◆ Stored data:
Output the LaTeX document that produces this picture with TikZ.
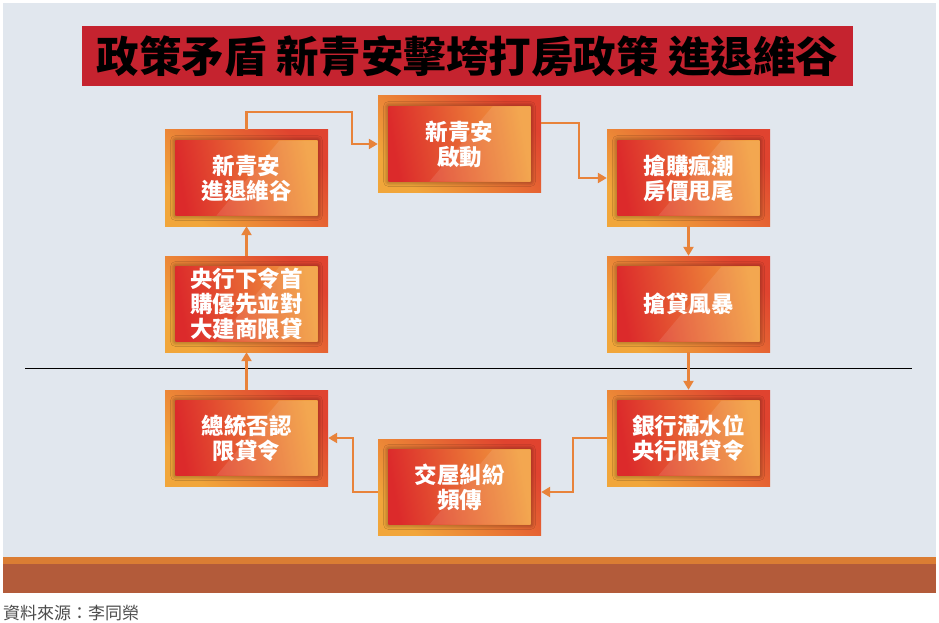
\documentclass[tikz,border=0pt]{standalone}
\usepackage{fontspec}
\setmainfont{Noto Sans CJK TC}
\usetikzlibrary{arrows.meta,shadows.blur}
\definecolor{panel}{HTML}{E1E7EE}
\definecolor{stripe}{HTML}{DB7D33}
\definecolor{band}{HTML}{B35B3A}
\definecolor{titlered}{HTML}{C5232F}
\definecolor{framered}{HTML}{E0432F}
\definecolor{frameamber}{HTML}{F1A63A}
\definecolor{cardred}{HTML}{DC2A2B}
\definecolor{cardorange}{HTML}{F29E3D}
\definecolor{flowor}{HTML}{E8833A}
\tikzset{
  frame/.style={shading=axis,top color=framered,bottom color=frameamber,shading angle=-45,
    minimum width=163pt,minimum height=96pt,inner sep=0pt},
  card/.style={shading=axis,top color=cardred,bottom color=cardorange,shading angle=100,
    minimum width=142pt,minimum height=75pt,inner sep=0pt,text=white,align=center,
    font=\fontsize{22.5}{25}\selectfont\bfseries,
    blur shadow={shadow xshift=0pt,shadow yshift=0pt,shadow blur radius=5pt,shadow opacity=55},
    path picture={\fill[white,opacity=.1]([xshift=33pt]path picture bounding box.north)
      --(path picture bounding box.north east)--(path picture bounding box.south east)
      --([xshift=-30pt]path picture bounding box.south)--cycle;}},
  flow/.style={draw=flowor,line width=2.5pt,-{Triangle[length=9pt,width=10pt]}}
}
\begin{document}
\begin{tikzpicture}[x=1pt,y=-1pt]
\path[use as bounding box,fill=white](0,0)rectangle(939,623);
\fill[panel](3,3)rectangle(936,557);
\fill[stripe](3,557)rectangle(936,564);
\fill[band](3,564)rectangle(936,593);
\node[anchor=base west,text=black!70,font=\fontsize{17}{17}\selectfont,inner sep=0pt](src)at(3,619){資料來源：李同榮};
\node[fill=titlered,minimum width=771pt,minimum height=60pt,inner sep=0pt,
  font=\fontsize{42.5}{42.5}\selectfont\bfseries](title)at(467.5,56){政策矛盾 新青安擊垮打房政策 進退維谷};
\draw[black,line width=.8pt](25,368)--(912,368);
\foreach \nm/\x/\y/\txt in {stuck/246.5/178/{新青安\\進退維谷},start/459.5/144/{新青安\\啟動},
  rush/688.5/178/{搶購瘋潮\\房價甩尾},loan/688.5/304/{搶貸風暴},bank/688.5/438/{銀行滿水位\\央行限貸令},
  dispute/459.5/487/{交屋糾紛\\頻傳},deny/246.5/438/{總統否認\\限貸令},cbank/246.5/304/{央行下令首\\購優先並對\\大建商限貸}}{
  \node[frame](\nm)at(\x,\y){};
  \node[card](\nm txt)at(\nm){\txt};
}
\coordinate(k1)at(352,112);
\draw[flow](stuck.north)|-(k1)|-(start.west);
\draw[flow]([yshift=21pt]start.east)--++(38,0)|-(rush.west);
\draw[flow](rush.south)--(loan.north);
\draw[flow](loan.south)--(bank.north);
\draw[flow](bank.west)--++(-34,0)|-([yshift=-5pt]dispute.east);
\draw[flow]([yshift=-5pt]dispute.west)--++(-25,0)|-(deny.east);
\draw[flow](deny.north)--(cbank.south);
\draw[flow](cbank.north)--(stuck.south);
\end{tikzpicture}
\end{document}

◆ Task to carry out: From the data above, write out everything exactly except the pictures.

◆ Complete response:
Output the LaTeX document that produces this picture with TikZ.
\documentclass[tikz,border=0pt]{standalone}
\usepackage{fontspec}
\setmainfont{Noto Sans CJK TC}
\usetikzlibrary{arrows.meta,shadows.blur}
\definecolor{panel}{HTML}{E1E7EE}
\definecolor{stripe}{HTML}{DB7D33}
\definecolor{band}{HTML}{B35B3A}
\definecolor{titlered}{HTML}{C5232F}
\definecolor{framered}{HTML}{E0432F}
\definecolor{frameamber}{HTML}{F1A63A}
\definecolor{cardred}{HTML}{DC2A2B}
\definecolor{cardorange}{HTML}{F29E3D}
\definecolor{flowor}{HTML}{E8833A}
\tikzset{
  frame/.style={shading=axis,top color=framered,bottom color=frameamber,shading angle=-45,
    minimum width=163pt,minimum height=96pt,inner sep=0pt},
  card/.style={shading=axis,top color=cardred,bottom color=cardorange,shading angle=100,
    minimum width=142pt,minimum height=75pt,inner sep=0pt,text=white,align=center,
    font=\fontsize{22.5}{25}\selectfont\bfseries,
    blur shadow={shadow xshift=0pt,shadow yshift=0pt,shadow blur radius=5pt,shadow opacity=55},
    path picture={\fill[white,opacity=.1]([xshift=33pt]path picture bounding box.north)
      --(path picture bounding box.north east)--(path picture bounding box.south east)
      --([xshift=-30pt]path picture bounding box.south)--cycle;}},
  flow/.style={draw=flowor,line width=2.5pt,-{Triangle[length=9pt,width=10pt]}}
}
\begin{document}
\begin{tikzpicture}[x=1pt,y=-1pt]
\path[use as bounding box,fill=white](0,0)rectangle(939,623);
\fill[panel](3,3)rectangle(936,557);
\fill[stripe](3,557)rectangle(936,564);
\fill[band](3,564)rectangle(936,593);
\node[anchor=base west,text=black!70,font=\fontsize{17}{17}\selectfont,inner sep=0pt](src)at(3,619){資料來源：李同榮};
\node[fill=titlered,minimum width=771pt,minimum height=60pt,inner sep=0pt,
  font=\fontsize{42.5}{42.5}\selectfont\bfseries](title)at(467.5,56){政策矛盾 新青安擊垮打房政策 進退維谷};
\draw[black,line width=.8pt](25,368)--(912,368);
\foreach \nm/\x/\y/\txt in {stuck/246.5/178/{新青安\\進退維谷},start/459.5/144/{新青安\\啟動},
  rush/688.5/178/{搶購瘋潮\\房價甩尾},loan/688.5/304/{搶貸風暴},bank/688.5/438/{銀行滿水位\\央行限貸令},
  dispute/459.5/487/{交屋糾紛\\頻傳},deny/246.5/438/{總統否認\\限貸令},cbank/246.5/304/{央行下令首\\購優先並對\\大建商限貸}}{
  \node[frame](\nm)at(\x,\y){};
  \node[card](\nm txt)at(\nm){\txt};
}
\coordinate(k1)at(352,112);
\draw[flow](stuck.north)|-(k1)|-(start.west);
\draw[flow]([yshift=21pt]start.east)--++(38,0)|-(rush.west);
\draw[flow](rush.south)--(loan.north);
\draw[flow](loan.south)--(bank.north);
\draw[flow](bank.west)--++(-34,0)|-([yshift=-5pt]dispute.east);
\draw[flow]([yshift=-5pt]dispute.west)--++(-25,0)|-(deny.east);
\draw[flow](deny.north)--(cbank.south);
\draw[flow](cbank.north)--(stuck.south);
\end{tikzpicture}
\end{document}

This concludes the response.